### Aim
Start at the line containing "The picture is", stop at the line containing "import numpy as np", and set down every line in that stretch exactly as written, and nothing else.

|---|

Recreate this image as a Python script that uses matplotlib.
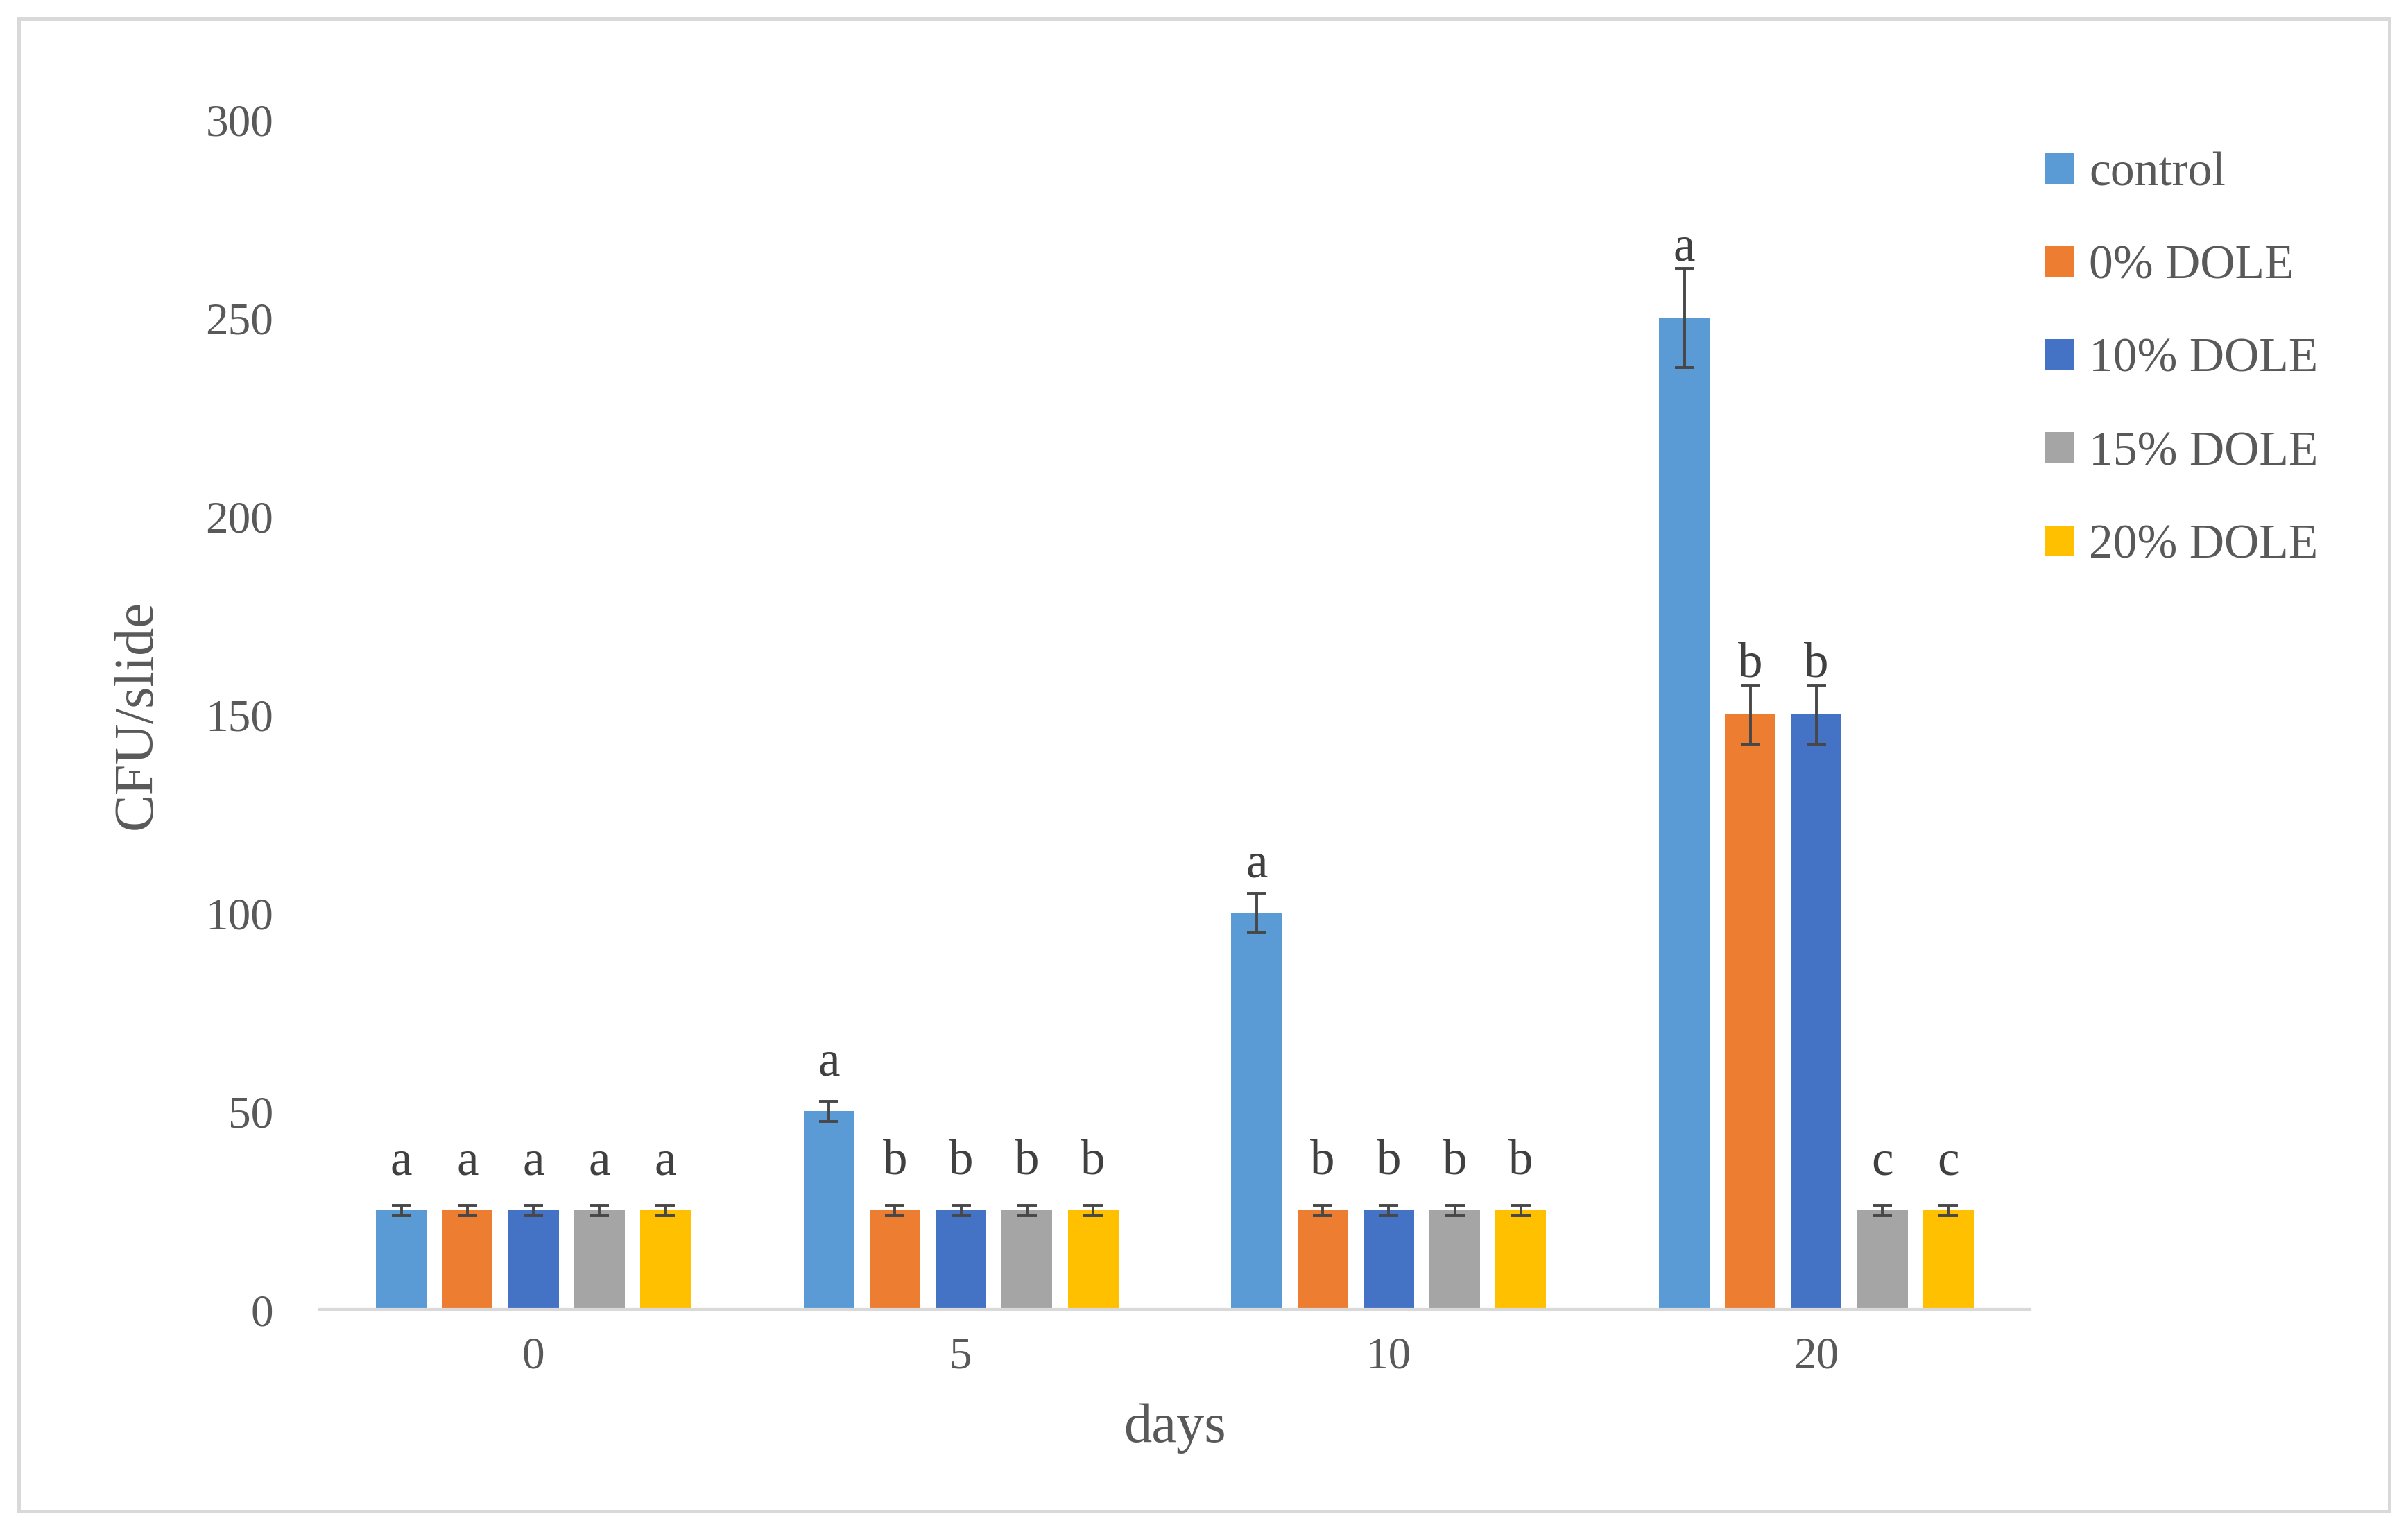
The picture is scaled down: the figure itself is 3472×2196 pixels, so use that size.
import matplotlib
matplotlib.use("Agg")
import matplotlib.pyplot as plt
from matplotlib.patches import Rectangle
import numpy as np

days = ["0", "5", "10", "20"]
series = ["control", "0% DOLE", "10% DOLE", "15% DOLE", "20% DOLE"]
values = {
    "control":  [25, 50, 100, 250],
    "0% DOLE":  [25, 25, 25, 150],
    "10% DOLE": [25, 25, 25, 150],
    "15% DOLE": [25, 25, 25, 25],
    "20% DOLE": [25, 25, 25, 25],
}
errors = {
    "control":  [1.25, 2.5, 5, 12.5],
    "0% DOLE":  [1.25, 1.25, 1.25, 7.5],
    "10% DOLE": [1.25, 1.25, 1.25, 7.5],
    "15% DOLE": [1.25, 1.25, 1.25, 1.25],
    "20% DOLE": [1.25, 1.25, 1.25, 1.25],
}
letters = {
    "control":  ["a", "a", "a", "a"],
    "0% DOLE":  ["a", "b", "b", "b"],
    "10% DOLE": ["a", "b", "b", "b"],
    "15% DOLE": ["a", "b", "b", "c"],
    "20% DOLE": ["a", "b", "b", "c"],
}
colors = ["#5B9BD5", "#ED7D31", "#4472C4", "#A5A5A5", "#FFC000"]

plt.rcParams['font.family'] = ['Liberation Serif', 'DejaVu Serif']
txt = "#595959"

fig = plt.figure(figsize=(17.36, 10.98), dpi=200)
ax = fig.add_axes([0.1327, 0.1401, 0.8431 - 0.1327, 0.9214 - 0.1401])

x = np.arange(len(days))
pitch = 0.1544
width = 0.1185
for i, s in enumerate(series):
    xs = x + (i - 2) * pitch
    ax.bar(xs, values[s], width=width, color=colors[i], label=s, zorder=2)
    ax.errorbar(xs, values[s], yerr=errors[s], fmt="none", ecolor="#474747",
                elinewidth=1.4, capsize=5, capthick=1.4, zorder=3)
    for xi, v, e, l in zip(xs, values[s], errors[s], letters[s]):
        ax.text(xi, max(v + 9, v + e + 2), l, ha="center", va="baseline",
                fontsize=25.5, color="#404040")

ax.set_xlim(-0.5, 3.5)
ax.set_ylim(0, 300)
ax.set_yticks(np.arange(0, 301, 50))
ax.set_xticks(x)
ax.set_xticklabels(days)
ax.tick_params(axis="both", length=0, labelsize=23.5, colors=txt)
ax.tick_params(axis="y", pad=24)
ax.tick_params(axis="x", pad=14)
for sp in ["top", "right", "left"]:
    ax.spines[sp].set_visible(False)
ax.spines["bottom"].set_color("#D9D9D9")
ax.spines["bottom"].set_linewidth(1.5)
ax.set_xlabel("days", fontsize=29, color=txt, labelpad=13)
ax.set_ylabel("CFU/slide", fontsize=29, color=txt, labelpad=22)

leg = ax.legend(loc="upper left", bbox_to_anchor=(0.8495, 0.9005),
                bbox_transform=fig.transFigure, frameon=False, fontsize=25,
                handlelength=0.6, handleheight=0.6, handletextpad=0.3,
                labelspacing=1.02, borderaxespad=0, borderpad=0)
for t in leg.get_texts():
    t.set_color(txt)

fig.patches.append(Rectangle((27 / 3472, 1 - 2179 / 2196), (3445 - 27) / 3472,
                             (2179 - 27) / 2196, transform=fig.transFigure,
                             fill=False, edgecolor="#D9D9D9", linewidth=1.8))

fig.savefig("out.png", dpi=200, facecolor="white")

|---|

### Written solution
The picture is scaled down: the figure itself is 3472×2196 pixels, so use that size.
import matplotlib
matplotlib.use("Agg")
import matplotlib.pyplot as plt
from matplotlib.patches import Rectangle
import numpy as np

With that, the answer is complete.